SITE RELIABILITY ENGINEER
DESCRIPTION : Duties : Build a meaningful engineering discipline, combining software and systems to develop creative engineering solutions to operations problems.
Help JPMC Advanced Data Enterprise (JADE) team on production support in public cloud. Work with AI / ML and cloud engineers to build the platform, pipeline, and monitoring systems to ensure the application landscape is designed to take most advantage of JPMC's global cloud solution.
Implement Site Reliability Engineer (SRE) frameworks to support globally multi-cloud environments, and ensure the highest level of SLA through operational excellence.
Provide failure analysis / root cause analysis when required. Develop and improve the quality of technical engineering documentation.
Drive the maturity of the software development lifecycle. Provide quality control of engineering deliverables. Provide technical consultation to product management.
Perform deployment, administration, management, configuration, testing, and integration tasks related to the big data platforms in cloud environment.
Develop new cloud engineering strategies and implementations for the firm. Champion a DevOps model so that services are automated and elastic across all platforms.
Write operation documentation and knowledge base of known issues with solutions.

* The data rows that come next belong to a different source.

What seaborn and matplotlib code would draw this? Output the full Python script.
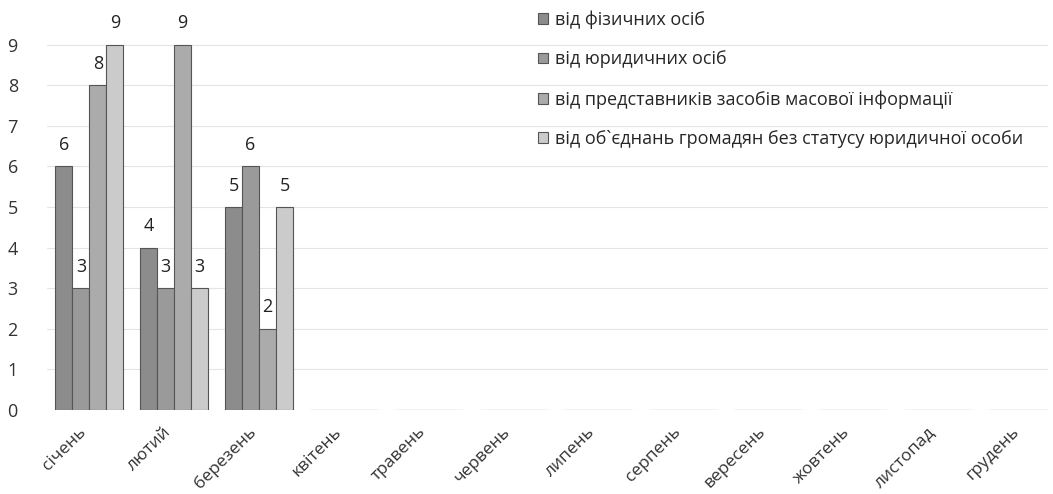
import matplotlib
matplotlib.use("Agg")
import matplotlib.pyplot as plt
import matplotlib.transforms as mtransforms
import seaborn as sns
import pandas as pd

months = ["січень", "лютий", "березень", "квітень", "травень", "червень",
          "липень", "серпень", "вересень", "жовтень", "листопад", "грудень"]
series = ["від фізичних осіб",
          "від юридичних осіб",
          "від представників засобів масової інформації",
          "від об`єднань громадян без статусу юридичної особи"]
fiz = [6, 4, 5, 0, 0, 0, 0, 0, 0, 0, 0, 0]
yur = [3, 3, 6, 0, 0, 0, 0, 0, 0, 0, 0, 0]
zmi = [8, 9, 2, 0, 0, 0, 0, 0, 0, 0, 0, 0]
obj = [9, 3, 5, 0, 0, 0, 0, 0, 0, 0, 0, 0]
yticks = [0, 1, 2, 3, 4, 5, 6, 7, 8, 9]

colors = ["#8c8c8c", "#9a9a9a", "#ababab", "#cbcbcb"]

rows = []
for s, vals in zip(series, [fiz, yur, zmi, obj]):
    for m, v in zip(months, vals):
        rows.append({"month": m, "series": s, "value": v})
df = pd.DataFrame(rows)

sns.set_theme(style="white")
plt.rcParams["font.family"] = ["Open Sans", "DejaVu Sans"]

fig = plt.figure(figsize=(10.53, 4.94), dpi=100)
ax = fig.add_axes([47/1053, (494-410)/494, (1048-47)/1053, (410-4)/494])

sns.barplot(data=df, x="month", y="value", hue="series", order=months,
            hue_order=series, palette=colors, width=0.8, ax=ax,
            edgecolor="#555555", linewidth=0.8, legend=True)

for cont in ax.containers:
    labels = [f"{int(b.get_height())}" if b.get_height() > 0 else "" for b in cont]
    ax.bar_label(cont, labels=labels, padding=9, fontsize=13, color="#222222")

ax.set_ylim(0, 10)
ax.set_xlim(-0.5, 11.3)
ax.set_yticks(yticks)
ax.set_yticklabels([str(t) for t in yticks], fontsize=13, color="#333333")
ax.tick_params(axis="y", length=0, pad=21)
ax.tick_params(axis="x", length=0, pad=10)
offset = mtransforms.ScaledTranslation(-11/100, 0, fig.dpi_scale_trans)
for lbl in ax.get_xticklabels():
    lbl.set_rotation(45)
    lbl.set_ha("right")
    lbl.set_rotation_mode("anchor")
    lbl.set_fontsize(12.5)
    lbl.set_color("#333333")
    lbl.set_transform(lbl.get_transform() + offset)
ax.set_xlabel("")
ax.set_ylabel("")
ax.grid(axis="y", color="#e4e4e4", linewidth=0.8)
ax.set_axisbelow(True)
for sp in ax.spines.values():
    sp.set_visible(False)

handles, labs = ax.get_legend_handles_labels()
ax.legend(handles, labs, loc="upper left", bbox_to_anchor=(531/1053, 1 - 3/494),
          bbox_transform=fig.transFigure, frameon=False, fontsize=13,
          handlelength=0.55, handleheight=0.55, handletextpad=0.4,
          labelspacing=1.2, borderaxespad=0)

fig.savefig("out.png", dpi=100)
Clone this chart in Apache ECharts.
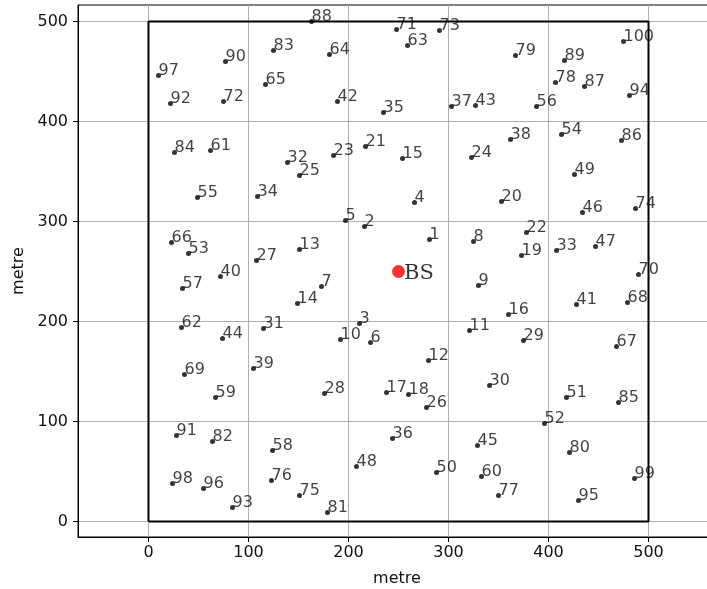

Participate in 24x7 SRE on-call rotations and escalation workflows.
QUALIFICATIONS : Minimum education and experience required : Master's degree in Computer Science, Computer Engineering, Information Technology, or related field of study plus 3 years of experience in the job offered or as Site Reliability Engineer, Software Systems Release Engineer, or related occupation.
- Skills Required : Requires experience in the following : Linux; Unix; Windows; Agile SDLC; Application Architecture Disciplines, such as container orchestration, Docker, ECS or Kubernetes;
- Observability and Monitoring tools, including Grafana and Prometheus; Infrastructure Architecture Disciplines, including Code IaaC and Networking;
- Continuous Integration / Continuous Development tools, including Jenkins and Git; Python; Shell Scripting; SQL; AWS Cloud Services;
Automated Testing; System Integration Testing; Unit Testing; and User Acceptance Testing.Job Location : 1111 Polaris Pkwy, Columbus, OH 43240.
Telecommuting permitted up to 40% of the week.